In quantitative finance there is a familiar pattern. When performance starts to lag, the instinct is to buy faster machines, rent cloud servers, or throw GPUs at the problem. The narrative is that computation is hard, so the solution must be hardware. It sounds reasonable, but it is often the wrong approach. In my experience, performance issues usually have little to do with hardware and everything to do with mathematics and design.
At Algorithmica, where we have been building quantitative systems since 1994, this lesson has repeated itself many times. Over the years I have seen a shift toward quick fixes and convenience layers, a tendency to assemble Python libraries and call it a day. Python is a wonderful language for research and experimentation, but it has also created a generation of quants who are further from the machine than ever before. They know how to use libraries, but not necessarily why they work. They can import a Fourier transform but cannot explain what it really does or how memory access patterns affect performance.

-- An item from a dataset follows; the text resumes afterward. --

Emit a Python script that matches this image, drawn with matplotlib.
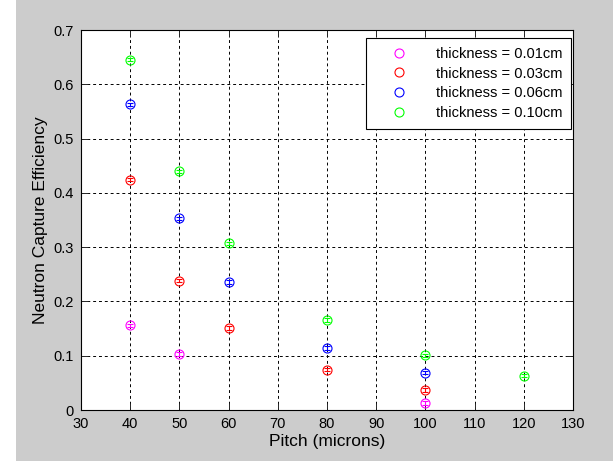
import matplotlib
matplotlib.use("Agg")
import matplotlib.pyplot as plt
from matplotlib.patches import Rectangle

plt.rcParams['font.family'] = ['Liberation Sans', 'DejaVu Sans']

# pitch values (microns) and efficiencies per thickness
pitch_001 = [40, 50, 100]
eff_001 = [0.156, 0.103, 0.013]

pitch_003 = [40, 50, 60, 80, 100]
eff_003 = [0.424, 0.238, 0.151, 0.074, 0.037]

pitch_006 = [40, 50, 60, 80, 100]
eff_006 = [0.563, 0.353, 0.236, 0.114, 0.069]

pitch_010 = [40, 50, 60, 80, 100, 120]
eff_010 = [0.645, 0.440, 0.307, 0.166, 0.101, 0.063]

labels = ["thickness = 0.01cm", "thickness = 0.03cm",
          "thickness = 0.06cm", "thickness = 0.10cm"]
colors = ["#ff00ff", "#ff0000", "#0000ff", "#00ff00"]

fig = plt.figure(figsize=(6.13, 4.61), dpi=100, facecolor="#cccccc")
fig.patches.append(Rectangle((0, 0), 16 / 613, 1, transform=fig.transFigure,
                             facecolor="white", edgecolor="none", zorder=0))
ax = fig.add_axes([81 / 613, 51 / 461, 492 / 613, 380 / 461])

series = [(pitch_001, eff_001), (pitch_003, eff_003),
          (pitch_006, eff_006), (pitch_010, eff_010)]
handles = []
for (x, y), c, lab in zip(series, colors, labels):
    ax.errorbar(x, y, yerr=0.003, fmt="none", ecolor=c, elinewidth=0.8,
                capsize=2.5, capthick=0.8, zorder=3)
    h, = ax.plot(x, y, "o", markersize=6.5, markerfacecolor="none",
                 markeredgecolor=c, markeredgewidth=0.8, label=lab, zorder=4)
    handles.append(h)

ax.set_xlim(30, 130)
ax.set_ylim(0, 0.7)
ax.set_xticks(range(30, 131, 10))
ax.set_yticks([0, 0.1, 0.2, 0.3, 0.4, 0.5, 0.6, 0.7])
ax.set_yticklabels(["0", "0.1", "0.2", "0.3", "0.4", "0.5", "0.6", "0.7"])
ax.grid(True, color="black", linestyle=(0, (3, 3)), linewidth=0.7)
ax.tick_params(direction="in", top=True, right=True, labelsize=10.5, length=5,
               width=0.7, colors="#262626", labelcolor="black", pad=5)
for s in ax.spines.values():
    s.set_linewidth(0.8)
ax.set_xlabel("Pitch (microns)", fontsize=12.5, labelpad=2)
ax.set_ylabel("Neutron Capture Efficiency", fontsize=12.5, labelpad=4)

leg = ax.legend(handles=handles, loc="upper right", fontsize=10.5,
                bbox_to_anchor=(571 / 613, 423 / 461),
                bbox_transform=fig.transFigure, borderaxespad=0,
                fancybox=False, edgecolor="black", framealpha=1,
                handletextpad=0.9, handlelength=3.3, borderpad=0.6,
                labelspacing=0.4)
leg.get_frame().set_linewidth(0.8)

fig.savefig("out.png", dpi=100, facecolor=fig.get_facecolor())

In Quantlab, our in-house platform, we chose another path. We built our own language, Qlang, which compiles directly to machine code through LLVM. It is as expressive as C++, yet avoids manual memory management and the traps that come with it. The idea was simple: give quants and developers full control of performance, but keep the productivity of a higher-level language.
That control matters. We recently implemented a calibration of a Heston volatility surface to S&P index options using the COS method. The mathematics behind the COS algorithm relies on Fourier transforms, concepts that date back to the 19th century but remain as elegant and powerful as ever. By combining a clean mathematical formulation with careful attention to vector operations and data locality, we reduced calibration time from twelve seconds to three-tenths of a second. No GPUs. No parallelization. No external speed-up libraries. Just solid mathematics and good engineering.
This is not a story about technology, but about mathematics. The foundation of performance lies in how well the problem itself is understood and formulated. Once the math is right, the implementation becomes straightforward. Throwing hardware at an inefficient model is like adding horsepower to a car with flat tires. You move faster for a while, but the fundamentals are still wrong.
That is not to say hardware has no place. In high-frequency trading or large-scale investment-bank systems, additional performance can be unlocked by parallelization, vectorization, or dedicated hardware. But these techniques only matter when built on a solid mathematical core. Without it, optimization becomes noise.
The point is simple. Real performance comes from understanding the mathematics and the machine. It comes from reading academic papers, challenging assumptions, and building tools that fit the problem instead of gluing together generic solutions. It comes from hiring engineers who can explain both the algorithm and the architecture.
In an age where technology is celebrated for its own sake, it is worth remembering that good mathematics still wins. Hardware amplifies; it does not create. The real leverage lies in thinking clearly, designing carefully, and coding with intent.
Sometimes, old-school mathematics, applied with modern precision, is still the fastest way forward.